> _Extracted entries_

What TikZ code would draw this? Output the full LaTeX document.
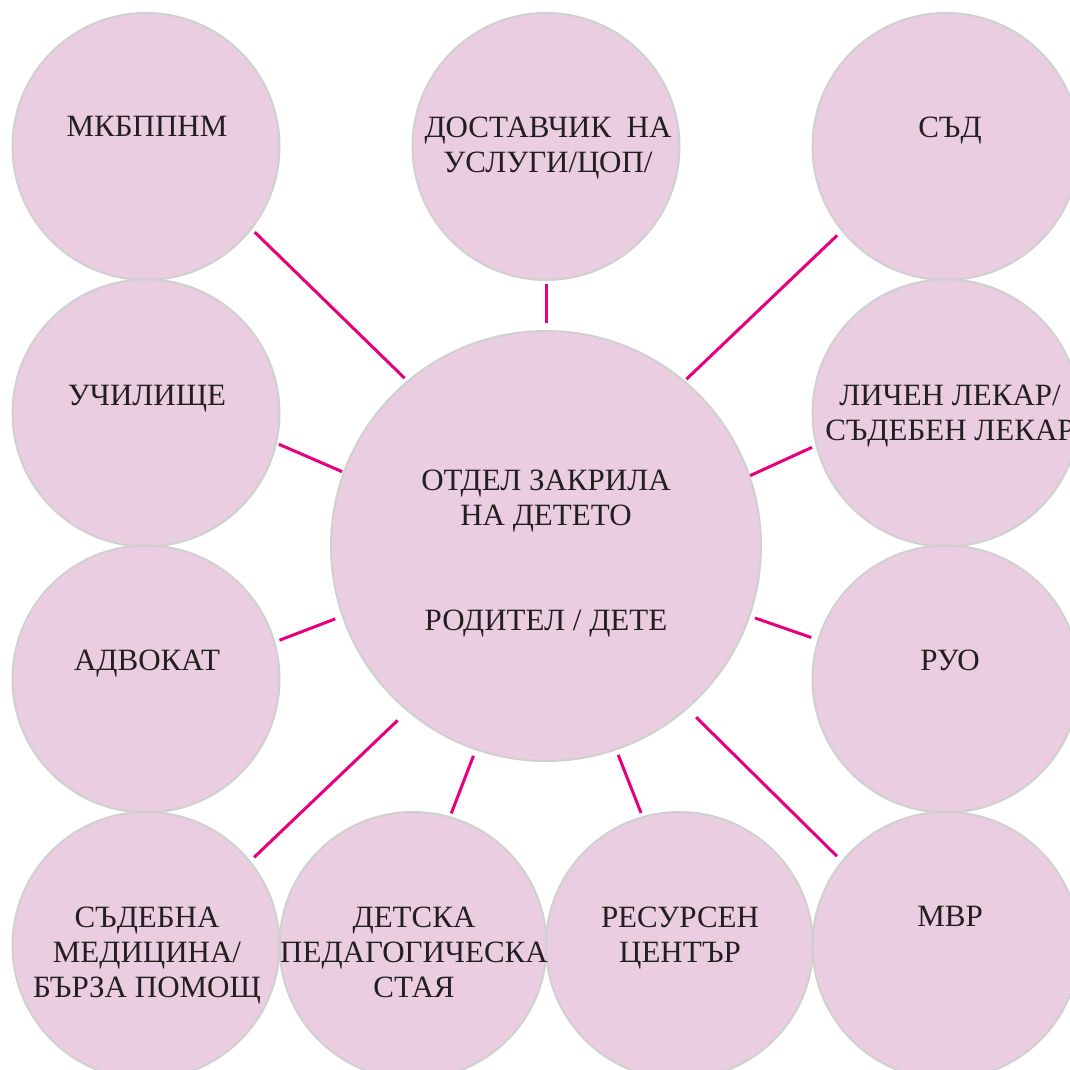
* * *
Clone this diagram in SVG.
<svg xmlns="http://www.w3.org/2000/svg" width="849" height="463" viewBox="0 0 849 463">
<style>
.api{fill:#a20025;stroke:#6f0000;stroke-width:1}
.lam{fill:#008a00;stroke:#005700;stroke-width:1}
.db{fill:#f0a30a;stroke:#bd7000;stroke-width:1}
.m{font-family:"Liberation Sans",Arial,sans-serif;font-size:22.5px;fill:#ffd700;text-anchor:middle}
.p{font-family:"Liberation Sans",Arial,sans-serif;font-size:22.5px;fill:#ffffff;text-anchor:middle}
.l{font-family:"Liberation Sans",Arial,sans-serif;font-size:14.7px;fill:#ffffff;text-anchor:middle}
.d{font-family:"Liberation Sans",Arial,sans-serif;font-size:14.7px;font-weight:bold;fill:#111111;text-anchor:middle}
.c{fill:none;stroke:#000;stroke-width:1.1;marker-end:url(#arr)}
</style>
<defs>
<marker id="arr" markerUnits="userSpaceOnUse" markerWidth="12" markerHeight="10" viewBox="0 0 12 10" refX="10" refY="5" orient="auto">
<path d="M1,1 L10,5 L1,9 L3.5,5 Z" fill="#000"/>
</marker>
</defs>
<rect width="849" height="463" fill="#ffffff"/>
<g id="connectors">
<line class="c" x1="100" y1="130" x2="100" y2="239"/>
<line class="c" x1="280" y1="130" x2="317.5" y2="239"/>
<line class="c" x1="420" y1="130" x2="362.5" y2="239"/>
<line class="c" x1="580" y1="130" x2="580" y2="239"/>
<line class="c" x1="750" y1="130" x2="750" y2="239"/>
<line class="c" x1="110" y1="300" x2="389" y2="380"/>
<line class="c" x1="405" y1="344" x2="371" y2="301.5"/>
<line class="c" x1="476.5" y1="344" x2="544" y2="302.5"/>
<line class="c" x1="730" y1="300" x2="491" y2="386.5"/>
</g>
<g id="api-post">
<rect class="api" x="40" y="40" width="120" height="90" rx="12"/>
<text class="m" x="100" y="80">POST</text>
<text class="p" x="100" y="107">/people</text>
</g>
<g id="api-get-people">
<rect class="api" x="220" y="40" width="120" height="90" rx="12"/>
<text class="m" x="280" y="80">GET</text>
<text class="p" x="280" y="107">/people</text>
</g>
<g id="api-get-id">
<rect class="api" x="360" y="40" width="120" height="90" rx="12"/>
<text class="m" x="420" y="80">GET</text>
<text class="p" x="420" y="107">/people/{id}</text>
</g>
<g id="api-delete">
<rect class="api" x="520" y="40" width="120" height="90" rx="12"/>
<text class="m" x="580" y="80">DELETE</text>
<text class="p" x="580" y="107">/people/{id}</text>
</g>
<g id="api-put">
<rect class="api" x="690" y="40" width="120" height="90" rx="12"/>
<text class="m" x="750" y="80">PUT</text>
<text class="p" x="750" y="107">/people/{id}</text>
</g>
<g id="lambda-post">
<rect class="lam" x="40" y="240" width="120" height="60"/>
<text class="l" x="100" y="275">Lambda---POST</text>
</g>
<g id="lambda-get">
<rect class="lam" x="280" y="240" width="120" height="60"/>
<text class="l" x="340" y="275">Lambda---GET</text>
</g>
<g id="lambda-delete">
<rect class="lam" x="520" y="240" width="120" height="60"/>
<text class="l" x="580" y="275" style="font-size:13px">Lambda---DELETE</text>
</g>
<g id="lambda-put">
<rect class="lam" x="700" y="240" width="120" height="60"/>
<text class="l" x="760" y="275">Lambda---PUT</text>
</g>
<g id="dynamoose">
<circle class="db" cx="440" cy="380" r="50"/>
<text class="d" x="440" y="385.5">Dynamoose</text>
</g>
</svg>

> _What is expected_
Copy down every line of the entries containing the word "this".

> _Exercise result_
What TikZ code would draw this? Output the full LaTeX document.
Clone this diagram in SVG.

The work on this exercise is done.